Oggi Israele ricorda le vittime. E anche l’Italia, per voce della Presidente del Consiglio Giorgia Meloni, torna a pronunciare parole di verità e di misura, nella linea di chi non confonde solidarietà con cecità, né difesa con giustificazione.
«Sono trascorsi due anni dall’ignominia del massacro compiuto dai terroristi di Hamas contro migliaia di civili inermi e innocenti israeliani, donne e bambini compresi. Crimini indicibili che fanno del 7 ottobre una delle pagine più buie della storia.»
La Premier, nel suo messaggio ufficiale, ha scelto un registro netto, morale, ma non privo di realismo. Condanna senza attenuanti la violenza di Hamas, riconosce il diritto di Israele a difendersi, ma ammonisce sui limiti dell’azione militare.
«La violenza di Hamas ha scatenato una crisi senza precedenti in Medio Oriente. La reazione militare di Israele è andata oltre ogni principio di proporzionalità, e sta mietendo troppe vittime innocenti tra la popolazione civile di Gaza.»
Medio Oriente due anni dopo: la ferita del 7 ottobre
Il conflitto tra Israele e Hamas ha dissolto le ultime illusioni di una “pace fredda” che molti avevano dato per scontata dopo gli Accordi di Abramo. L’area è diventata un mosaico di guerre parallele – Gaza, Libano, Yemen, Siria – e di nuove alleanze tattiche tra potenze regionali.
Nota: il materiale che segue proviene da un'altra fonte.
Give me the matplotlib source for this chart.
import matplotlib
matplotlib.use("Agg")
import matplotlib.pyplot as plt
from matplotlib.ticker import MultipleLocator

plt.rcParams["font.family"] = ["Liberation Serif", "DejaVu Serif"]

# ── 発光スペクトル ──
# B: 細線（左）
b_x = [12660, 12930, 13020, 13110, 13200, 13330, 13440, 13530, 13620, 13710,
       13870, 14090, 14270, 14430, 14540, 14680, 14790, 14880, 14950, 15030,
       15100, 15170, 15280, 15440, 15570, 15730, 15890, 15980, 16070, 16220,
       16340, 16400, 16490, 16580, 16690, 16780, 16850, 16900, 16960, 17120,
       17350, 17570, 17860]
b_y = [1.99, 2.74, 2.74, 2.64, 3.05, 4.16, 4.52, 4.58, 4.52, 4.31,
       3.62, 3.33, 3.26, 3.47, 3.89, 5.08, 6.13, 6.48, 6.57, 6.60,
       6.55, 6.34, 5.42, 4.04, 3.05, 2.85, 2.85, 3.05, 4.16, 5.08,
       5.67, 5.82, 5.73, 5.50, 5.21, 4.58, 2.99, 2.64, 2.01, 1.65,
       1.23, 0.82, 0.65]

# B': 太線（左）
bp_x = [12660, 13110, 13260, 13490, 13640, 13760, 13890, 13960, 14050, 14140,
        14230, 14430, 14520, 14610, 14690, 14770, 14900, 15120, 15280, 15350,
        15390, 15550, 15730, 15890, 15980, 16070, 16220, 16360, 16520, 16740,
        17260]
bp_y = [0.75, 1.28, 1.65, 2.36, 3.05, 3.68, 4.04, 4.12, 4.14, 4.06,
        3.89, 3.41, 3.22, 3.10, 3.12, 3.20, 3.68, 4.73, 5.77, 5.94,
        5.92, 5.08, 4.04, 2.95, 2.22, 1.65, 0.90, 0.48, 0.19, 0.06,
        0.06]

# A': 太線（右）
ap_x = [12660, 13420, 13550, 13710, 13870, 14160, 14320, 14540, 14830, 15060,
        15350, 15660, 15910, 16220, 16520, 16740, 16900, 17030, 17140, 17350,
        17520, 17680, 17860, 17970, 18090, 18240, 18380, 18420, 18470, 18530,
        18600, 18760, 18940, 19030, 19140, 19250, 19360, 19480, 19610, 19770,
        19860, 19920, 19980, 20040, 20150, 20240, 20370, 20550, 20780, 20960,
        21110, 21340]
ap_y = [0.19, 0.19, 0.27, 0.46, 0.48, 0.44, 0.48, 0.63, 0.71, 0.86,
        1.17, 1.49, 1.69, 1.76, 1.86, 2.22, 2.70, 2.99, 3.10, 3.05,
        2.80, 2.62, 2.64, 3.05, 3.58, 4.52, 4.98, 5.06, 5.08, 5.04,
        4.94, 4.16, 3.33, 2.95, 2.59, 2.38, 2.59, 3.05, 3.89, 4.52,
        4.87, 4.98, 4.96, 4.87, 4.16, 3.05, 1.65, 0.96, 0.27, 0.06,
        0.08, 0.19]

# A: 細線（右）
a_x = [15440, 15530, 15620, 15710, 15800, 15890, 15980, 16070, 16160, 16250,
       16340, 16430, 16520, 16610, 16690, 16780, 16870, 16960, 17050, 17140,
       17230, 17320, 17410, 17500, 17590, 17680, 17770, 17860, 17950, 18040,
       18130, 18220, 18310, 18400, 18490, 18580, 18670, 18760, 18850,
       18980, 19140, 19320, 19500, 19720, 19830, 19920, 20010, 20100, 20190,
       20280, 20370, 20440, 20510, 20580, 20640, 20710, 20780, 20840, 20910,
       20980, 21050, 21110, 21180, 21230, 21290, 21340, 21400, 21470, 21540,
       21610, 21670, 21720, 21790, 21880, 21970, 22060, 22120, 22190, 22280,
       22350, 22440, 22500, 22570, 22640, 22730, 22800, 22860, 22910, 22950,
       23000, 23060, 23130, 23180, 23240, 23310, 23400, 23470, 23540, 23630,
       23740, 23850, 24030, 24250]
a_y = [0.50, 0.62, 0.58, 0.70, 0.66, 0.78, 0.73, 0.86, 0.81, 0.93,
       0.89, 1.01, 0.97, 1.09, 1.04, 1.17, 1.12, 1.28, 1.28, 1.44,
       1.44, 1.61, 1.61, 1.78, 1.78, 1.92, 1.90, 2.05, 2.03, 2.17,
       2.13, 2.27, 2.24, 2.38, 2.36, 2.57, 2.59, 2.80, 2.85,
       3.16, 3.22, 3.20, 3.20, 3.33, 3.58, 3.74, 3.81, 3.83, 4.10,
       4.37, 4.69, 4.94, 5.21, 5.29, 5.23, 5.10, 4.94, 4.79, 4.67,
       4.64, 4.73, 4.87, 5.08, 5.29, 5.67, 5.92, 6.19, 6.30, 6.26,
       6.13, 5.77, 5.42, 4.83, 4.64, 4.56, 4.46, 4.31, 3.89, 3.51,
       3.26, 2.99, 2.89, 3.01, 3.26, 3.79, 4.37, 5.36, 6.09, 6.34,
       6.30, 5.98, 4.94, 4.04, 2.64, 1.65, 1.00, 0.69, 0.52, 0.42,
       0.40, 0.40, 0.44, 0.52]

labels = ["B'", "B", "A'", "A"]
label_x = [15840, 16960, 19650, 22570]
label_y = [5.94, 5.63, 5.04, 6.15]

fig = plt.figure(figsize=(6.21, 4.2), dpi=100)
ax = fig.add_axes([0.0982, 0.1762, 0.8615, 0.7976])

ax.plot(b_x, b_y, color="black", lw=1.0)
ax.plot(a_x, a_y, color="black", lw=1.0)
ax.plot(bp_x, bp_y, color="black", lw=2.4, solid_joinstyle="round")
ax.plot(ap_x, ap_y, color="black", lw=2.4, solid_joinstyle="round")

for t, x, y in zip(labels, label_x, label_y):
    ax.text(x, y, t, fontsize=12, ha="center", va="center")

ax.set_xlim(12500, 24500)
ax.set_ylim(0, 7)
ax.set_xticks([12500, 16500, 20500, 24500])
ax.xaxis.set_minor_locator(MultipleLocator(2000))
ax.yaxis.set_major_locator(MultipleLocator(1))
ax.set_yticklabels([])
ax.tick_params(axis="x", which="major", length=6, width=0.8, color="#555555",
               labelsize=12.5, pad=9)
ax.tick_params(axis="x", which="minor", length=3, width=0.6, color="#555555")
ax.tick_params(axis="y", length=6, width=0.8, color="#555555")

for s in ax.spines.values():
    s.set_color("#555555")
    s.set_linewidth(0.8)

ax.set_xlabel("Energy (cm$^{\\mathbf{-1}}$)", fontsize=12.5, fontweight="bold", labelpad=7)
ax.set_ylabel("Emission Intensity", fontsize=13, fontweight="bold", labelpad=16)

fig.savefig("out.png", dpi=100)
L’Iran ha moltiplicato la sua influenza, i Paesi del Golfo hanno reagito cercando una via diplomatica autonoma, mentre gli Stati Uniti sono tornati a giocare il ruolo dell’arbitro necessario.
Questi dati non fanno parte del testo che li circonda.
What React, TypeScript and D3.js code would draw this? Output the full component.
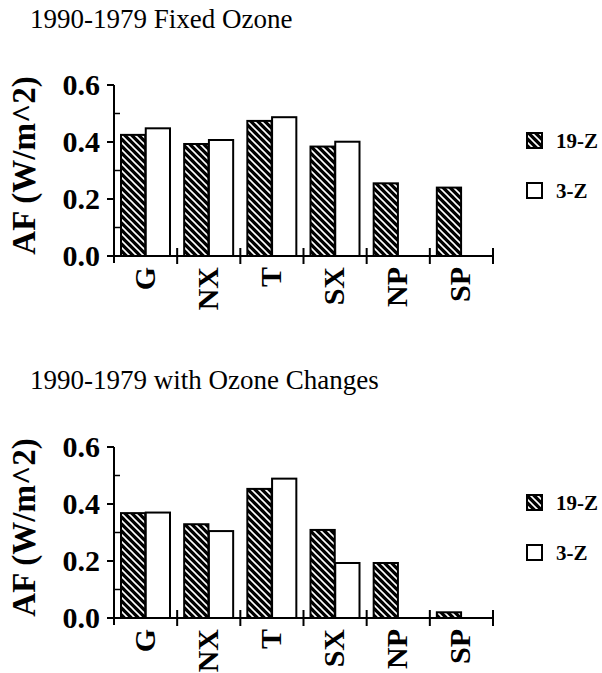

Il doppio movimento – la pressione militare di Israele e la ricerca americana di una stabilità negoziata – ha prodotto un fragile equilibrio: un cessate il fuoco intermittente e una diplomazia multilivello, con Egitto, Qatar e Arabia Saudita come mediatori. È in questo scenario che l’Italia si muove, non come spettatore, ma come ponte politico e morale tra l’Europa e il Mediterraneo.
L’Italia tra solidarietà e responsabilità
Meloni ha scelto una linea che potremmo definire “della doppia fedeltà”: solidarietà con Israele, ma responsabilità verso la pace. Una posizione che riflette tanto la cultura politica del governo quanto la tradizione atlantica e mediterranea dell’Italia.
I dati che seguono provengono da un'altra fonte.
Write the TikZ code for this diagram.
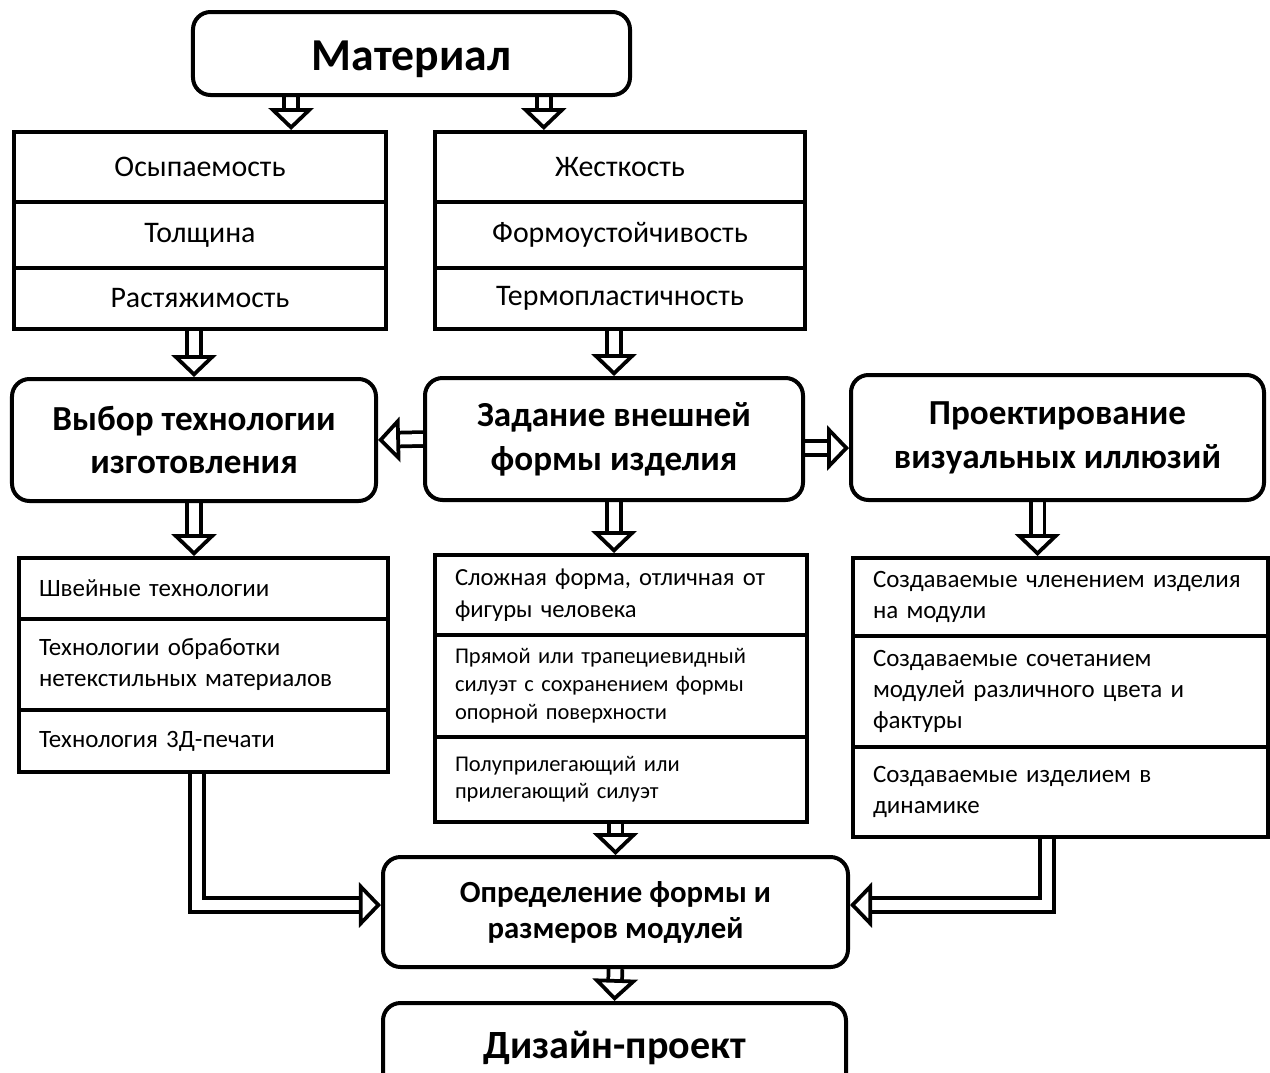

«Oggi rinnoviamo la vicinanza ai famigliari delle vittime e torniamo a chiedere la liberazione degli ostaggi, che ancora oggi attendono di tornare a casa dopo due anni di prigionia, vessazioni, sofferenze.»
Nel linguaggio della Premier si avverte la consapevolezza di un limite: non si può combattere il terrorismo dimenticando l’umanità. È una linea di equilibrio che distingue Roma da altri governi europei, troppo condizionati da logiche interne o da un pacifismo ideologico privo di realismo.
Il piano Trump e la prospettiva di una pace reale
Nell’attuale fase, ciò che cambia lo scenario è l’iniziativa americana. Donald Trump, tornato alla Casa Bianca, ha lanciato un piano di pace che ha raccolto – fatto inedito – il consenso di Stati arabi e Paesi islamici moderati. È una piattaforma che combina garanzie di sicurezza per Israele, autonomia amministrativa per Gaza e meccanismi di cooperazione economica regionale.
Meloni ha accolto il piano con favore, cogliendo il suo valore geopolitico prima ancora che diplomatico: riportare gli Stati Uniti al centro di un equilibrio negoziato e sottrarre la crisi alle influenze iraniane e turche.
«Il Piano di pace presentato dal Presidente Trump […] offre una opportunità che non deve andare sprecata, per giungere a una cessazione permanente delle ostilità, riportare a casa gli ostaggi ancora nelle mani di Hamas e avviare un processo verso un quadro di pace e di sicurezza in tutto il Medio Oriente.»
L’equilibrio come forza
L’Italia, conclude Meloni, continuerà a “fare la propria parte” in questa direzione. È una formula diplomatica ma anche una visione strategica. Roma non dispone della forza militare degli Stati Uniti né dell’influenza economica del Golfo, ma può esercitare quella forza che deriva dall’equilibrio, dalla credibilità e dalla chiarezza morale.
In un mondo di schieramenti fluidi e di leadership incerte, il messaggio italiano resta uno dei pochi a parlare un linguaggio semplice: condanna del terrorismo, difesa del diritto, tutela dei civili, costruzione di pace. È la diplomazia del realismo, che non cede né alla propaganda né alla paura. E forse, proprio per questo, è la più difficile e la più necessaria.